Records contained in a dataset
--------
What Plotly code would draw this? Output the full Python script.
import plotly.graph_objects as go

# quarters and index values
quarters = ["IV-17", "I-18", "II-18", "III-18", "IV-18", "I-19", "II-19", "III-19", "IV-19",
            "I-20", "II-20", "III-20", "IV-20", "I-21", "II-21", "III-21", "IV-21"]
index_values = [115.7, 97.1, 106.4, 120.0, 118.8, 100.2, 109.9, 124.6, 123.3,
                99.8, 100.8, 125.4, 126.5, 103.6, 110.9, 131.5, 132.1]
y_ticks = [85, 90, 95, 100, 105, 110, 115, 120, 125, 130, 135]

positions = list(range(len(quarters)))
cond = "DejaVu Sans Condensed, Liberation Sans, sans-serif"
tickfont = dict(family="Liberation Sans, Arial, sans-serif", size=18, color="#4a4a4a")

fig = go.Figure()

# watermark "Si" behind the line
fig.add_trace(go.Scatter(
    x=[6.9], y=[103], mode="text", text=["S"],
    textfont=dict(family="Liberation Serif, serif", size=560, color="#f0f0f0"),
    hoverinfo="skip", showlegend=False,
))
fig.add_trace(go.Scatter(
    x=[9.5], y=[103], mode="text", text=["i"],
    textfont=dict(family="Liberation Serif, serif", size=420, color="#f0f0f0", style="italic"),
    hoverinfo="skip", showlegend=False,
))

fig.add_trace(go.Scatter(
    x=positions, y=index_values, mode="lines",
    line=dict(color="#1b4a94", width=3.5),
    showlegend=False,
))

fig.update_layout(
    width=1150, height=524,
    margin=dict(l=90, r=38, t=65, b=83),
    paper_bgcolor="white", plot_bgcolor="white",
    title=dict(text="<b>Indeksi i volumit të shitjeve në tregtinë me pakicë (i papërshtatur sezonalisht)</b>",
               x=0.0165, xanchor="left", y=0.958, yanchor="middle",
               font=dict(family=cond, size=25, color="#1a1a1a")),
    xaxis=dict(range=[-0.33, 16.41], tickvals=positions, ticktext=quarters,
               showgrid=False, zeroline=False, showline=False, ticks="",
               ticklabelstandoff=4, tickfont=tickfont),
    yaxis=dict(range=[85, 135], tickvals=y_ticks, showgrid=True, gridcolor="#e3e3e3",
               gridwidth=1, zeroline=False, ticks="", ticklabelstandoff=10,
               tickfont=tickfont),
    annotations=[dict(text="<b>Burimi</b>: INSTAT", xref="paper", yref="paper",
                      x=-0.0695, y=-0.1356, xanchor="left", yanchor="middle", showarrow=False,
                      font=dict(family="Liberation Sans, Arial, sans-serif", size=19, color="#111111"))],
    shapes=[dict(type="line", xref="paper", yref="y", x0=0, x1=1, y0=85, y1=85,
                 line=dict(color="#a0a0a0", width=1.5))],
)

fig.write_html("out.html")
--------
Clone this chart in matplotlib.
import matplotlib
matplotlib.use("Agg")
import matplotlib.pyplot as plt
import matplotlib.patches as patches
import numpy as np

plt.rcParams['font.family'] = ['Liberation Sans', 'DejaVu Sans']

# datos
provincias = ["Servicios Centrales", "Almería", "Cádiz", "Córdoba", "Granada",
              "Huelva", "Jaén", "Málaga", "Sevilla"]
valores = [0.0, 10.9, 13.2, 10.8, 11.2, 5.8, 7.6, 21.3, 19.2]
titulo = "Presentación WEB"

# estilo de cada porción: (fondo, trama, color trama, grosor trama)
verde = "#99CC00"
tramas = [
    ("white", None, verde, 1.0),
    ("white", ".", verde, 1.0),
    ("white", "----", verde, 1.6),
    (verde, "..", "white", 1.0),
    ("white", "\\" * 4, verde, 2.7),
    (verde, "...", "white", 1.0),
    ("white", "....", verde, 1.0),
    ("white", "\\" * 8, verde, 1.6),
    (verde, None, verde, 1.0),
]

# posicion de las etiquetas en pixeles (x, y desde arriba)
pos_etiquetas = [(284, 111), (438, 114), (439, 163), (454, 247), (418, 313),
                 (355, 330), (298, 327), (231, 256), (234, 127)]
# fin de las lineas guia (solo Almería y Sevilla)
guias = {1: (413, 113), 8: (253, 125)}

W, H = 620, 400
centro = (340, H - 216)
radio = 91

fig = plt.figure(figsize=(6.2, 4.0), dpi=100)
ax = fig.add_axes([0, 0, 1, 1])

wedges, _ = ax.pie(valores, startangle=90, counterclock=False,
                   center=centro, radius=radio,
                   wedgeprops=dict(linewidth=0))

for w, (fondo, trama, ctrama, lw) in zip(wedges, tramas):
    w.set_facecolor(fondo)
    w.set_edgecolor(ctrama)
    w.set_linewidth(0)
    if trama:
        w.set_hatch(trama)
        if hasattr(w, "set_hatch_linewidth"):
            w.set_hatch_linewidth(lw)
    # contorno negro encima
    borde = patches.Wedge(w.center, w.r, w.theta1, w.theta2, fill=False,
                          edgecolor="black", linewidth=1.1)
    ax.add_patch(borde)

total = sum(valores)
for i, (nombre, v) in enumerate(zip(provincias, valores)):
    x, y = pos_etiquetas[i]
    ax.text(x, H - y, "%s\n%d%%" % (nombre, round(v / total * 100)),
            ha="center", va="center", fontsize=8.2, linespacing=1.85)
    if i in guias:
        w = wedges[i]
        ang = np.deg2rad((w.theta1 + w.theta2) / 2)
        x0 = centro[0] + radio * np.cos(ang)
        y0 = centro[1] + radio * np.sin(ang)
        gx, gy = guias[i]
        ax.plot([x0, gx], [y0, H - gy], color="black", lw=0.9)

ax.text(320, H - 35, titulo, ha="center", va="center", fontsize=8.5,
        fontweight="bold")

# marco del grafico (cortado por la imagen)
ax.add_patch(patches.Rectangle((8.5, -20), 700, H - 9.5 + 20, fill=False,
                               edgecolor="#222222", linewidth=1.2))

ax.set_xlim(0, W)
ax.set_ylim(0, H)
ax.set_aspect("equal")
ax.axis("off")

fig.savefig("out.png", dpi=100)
--------
# SET EXERCISE
Start with the line that contains "Clone this chart in matplotlib." and end with the line that contains "plt.rcParams['font.family'] = ['Liberation"; give those lines again exactly, and no others.

# TASK ANSWER
Clone this chart in matplotlib.
import matplotlib
matplotlib.use("Agg")
import matplotlib.pyplot as plt
import matplotlib.patches as patches
import numpy as np

plt.rcParams['font.family'] = ['Liberation Sans', 'DejaVu Sans']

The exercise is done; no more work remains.